The years between 18 and 21 are still crucial for brain development — the brain doesn’t finish developing until about age 25. Because of that, the difference between 19 and 21 may be insignificant when it comes to life outcomes, but it may not be when it comes to cognitive skills. This study was not designed to asses those skills.

That said, the work does provide a framework that scientists can use to asses whether or not a certain minimum legal age is achieving what it is meant to do – reduce risk in the long term.

As long as the legal market is carefully kept regulated, says Nguyen, the Canadian provinces who set the marijuana purchasing age at 19 could be on to something.

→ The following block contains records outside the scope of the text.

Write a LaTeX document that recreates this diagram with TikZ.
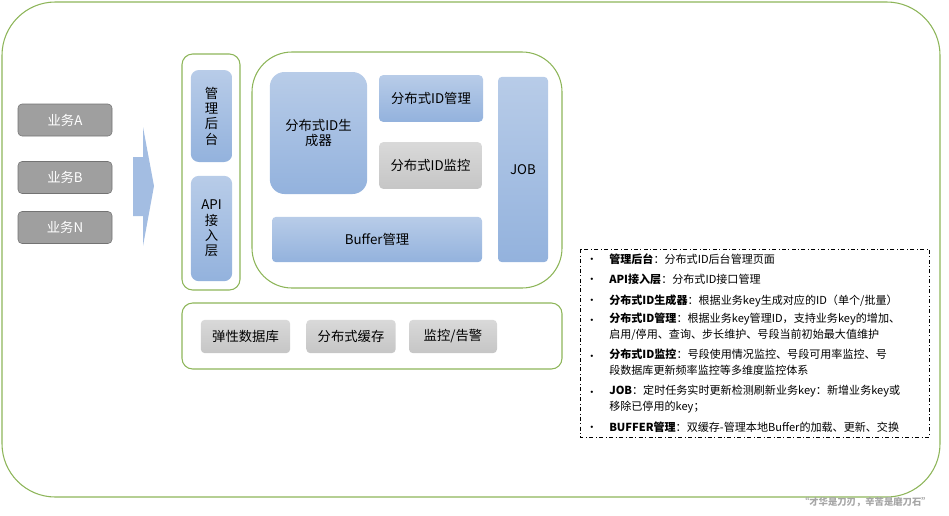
\documentclass[tikz,border=0pt]{standalone}
\usepackage{fontspec}
\setmainfont{Noto Sans CJK SC}
\usetikzlibrary{positioning}
\definecolor{frame}{HTML}{8DB559}
\definecolor{blueT}{HTML}{B8CCE8}
\definecolor{blueB}{HTML}{93B2DD}
\tikzset{
    box/.style={rectangle, rounded corners=3pt, inner sep=0pt, font=\fontsize{10}{11.5}\selectfont},
    biz/.style={box, fill=gray!75, draw=gray!90!black, text=white},
    blue/.style={box, top color=blueT, bottom color=blueB, draw=none, align=center},
    grey/.style={box, top color=gray!30, bottom color=gray!45, draw=none},
    holder/.style={rectangle, draw=frame, thick},
    note/.style={anchor=north west, inner sep=0pt, align=left, font=\fontsize{8.3}{12}\selectfont},
    dot/.style={anchor=north west, inner sep=0pt, font=\fontsize{8.3}{12}\selectfont}
}
\begin{document}
\begin{tikzpicture}[x=0.75pt, y=-0.75pt]
  \useasboundingbox (0,0) rectangle (949,515);
  \draw[holder, rounded corners=40pt] (2,2) rectangle (940,497);

  \node[biz, minimum width=70.5pt, minimum height=24pt] (ya) at (65,120) {业务A};
  \node[biz, minimum width=70.5pt, minimum height=24pt] (yb) at (65,177.5) {业务B};
  \node[biz, minimum width=70.5pt, minimum height=24pt] (yn) at (65,227.5) {业务N};

  \fill[blueB!85] (133,157) -- (143,157) -- (143,127) -- (154,186)
      -- (143,246) -- (143,216) -- (133,216) -- cycle;

  \draw[holder, rounded corners=8pt] (182,54) rectangle (240,290);
  \node[blue, minimum width=31pt, minimum height=69pt, rounded corners=6pt] (mgr) at (211.5,116) {管\\理\\后\\台};
  \node[blue, minimum width=31pt, minimum height=79pt, rounded corners=6pt] (api) at (211.5,228.5) {API\\接\\入\\层};

  \draw[holder, rounded corners=30pt] (252,52) rectangle (562,288);
  \node[blue, minimum width=73pt, minimum height=91.5pt, rounded corners=11pt] (gen) at (318.5,133) {分布式ID生\\成器};
  \node[blue, minimum width=78pt, minimum height=35pt] (idm) at (431,98.5) {分布式ID管理};
  \node[grey, minimum width=77pt, minimum height=35pt] (idk) at (430.5,165.5) {分布式ID监控};
  \node[blue, minimum width=37.5pt, minimum height=139pt] (job) at (523,169.5) {JOB};
  \node[blue, minimum width=157.5pt, minimum height=34pt] (buf) at (377,239.5) {Buffer管理};

  \draw[holder, rounded corners=8pt] (182,303) rectangle (562,369);
  \node[grey, minimum width=67pt, minimum height=25pt] (db) at (245.5,336.5) {弹性数据库};
  \node[grey, minimum width=67pt, minimum height=25pt] (cache) at (351,336.5) {分布式缓存};
  \node[grey, minimum width=66pt, minimum height=25pt] (mon) at (453,336.5) {监控/告警};

  % legend
  \draw[fill=white, dash dot] (580,249) rectangle (929,437);
  \foreach \y in {252,272,293,313,349,385,420}
    \node[dot] at (586,\y) {•\strut};
  \node[note] (n1) at (609,252) {\textbf{管理后台}：分布式ID后台管理页面\strut};
  \node[note] (n2) at (609,272) {\textbf{API接入层}：分布式ID接口管理\strut};
  \node[note] (n3) at (609,293) {\textbf{分布式ID生成器}：根据业务key生成对应的ID（单个/批量）\strut};
  \node[note] (n4) at (609,313) {\textbf{分布式ID管理}：根据业务key管理ID，支持业务key的增加、\\启用/停用、查询、步长维护、号段当前初始最大值维护\strut};
  \node[note] (n5) at (609,349) {\textbf{分布式ID监控}：号段使用情况监控、号段可用率监控、号\\段数据库更新频率监控等多维度监控体系\strut};
  \node[note] (n6) at (609,385) {\textbf{JOB}：定时任务实时更新检测刷新业务key：新增业务key或\\移除已停用的key；\strut};
  \node[note] (n7) at (609,420) {\textbf{BUFFER管理}：双缓存-管理本地Buffer的加载、更新、交换\strut};

  \node[anchor=east, inner sep=0pt, text=gray!70, font=\bfseries\fontsize{7}{8}\selectfont] (motto) at (931,502) {“才华是刀刃，辛苦是磨刀石”};
\end{tikzpicture}
\end{document}
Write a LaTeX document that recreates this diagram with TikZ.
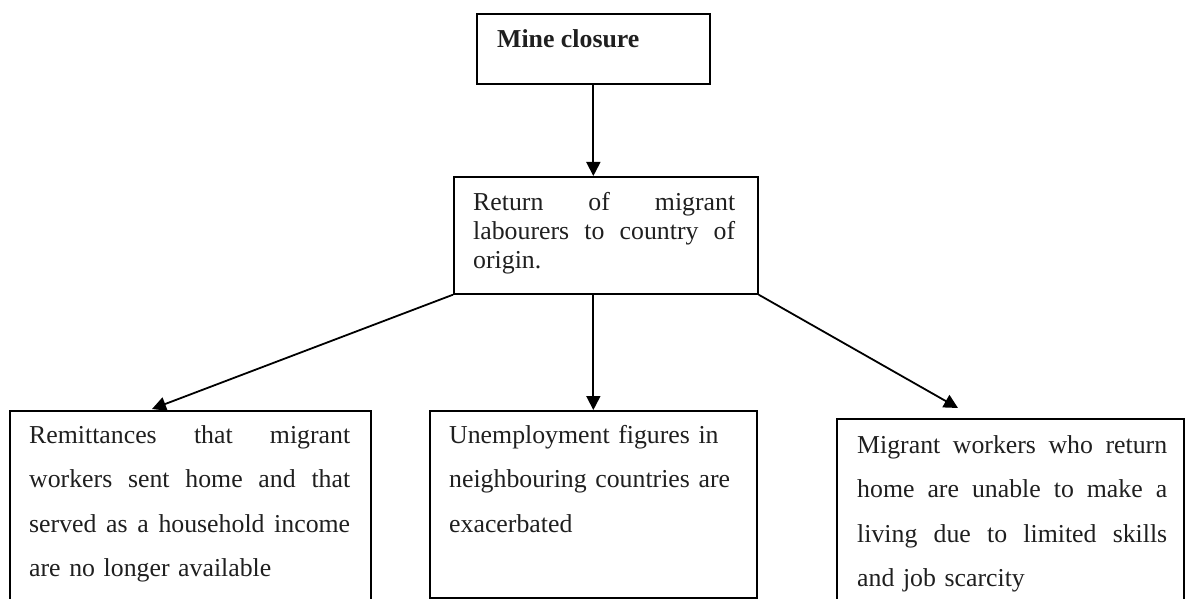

Background: Choice of minimum legal age (MLA) for cannabis use is a critical and contentious issue in legalization of non-medical cannabis. In Canada where non-medical cannabis was recently legalized in October 2018, the federal government recommended age 18, the medical community argued for 21 or even 25, while public consultations led most Canadian provinces to adopt age 19. However, no research has compared later life outcomes of first using cannabis at these different ages to assess their merits as MLAs.

Methods: We used doubly robust regression techniques and data from nationally representative Canadian surveys to compare educational attainment, cigarette smoking, self-reported general and mental health associated with different ages of first cannabis use.

Results: We found different MLAs for different outcomes: 21 for educational attainment, 19 for cigarette smoking and mental health and 18 for general health. Assuming equal weight for these individual outcomes, the ‘overall’ MLA for cannabis use was estimated to be 19 years. Our results were robust to various robustness checks.

Conclusion: Our study indicated that there is merit in setting 19 years as MLA for non-medical cannabis.

By analyzing survey data, scientists believe they’ve found the ideal legal marijuana age. This age minimizes black market use while balancing teen health issues.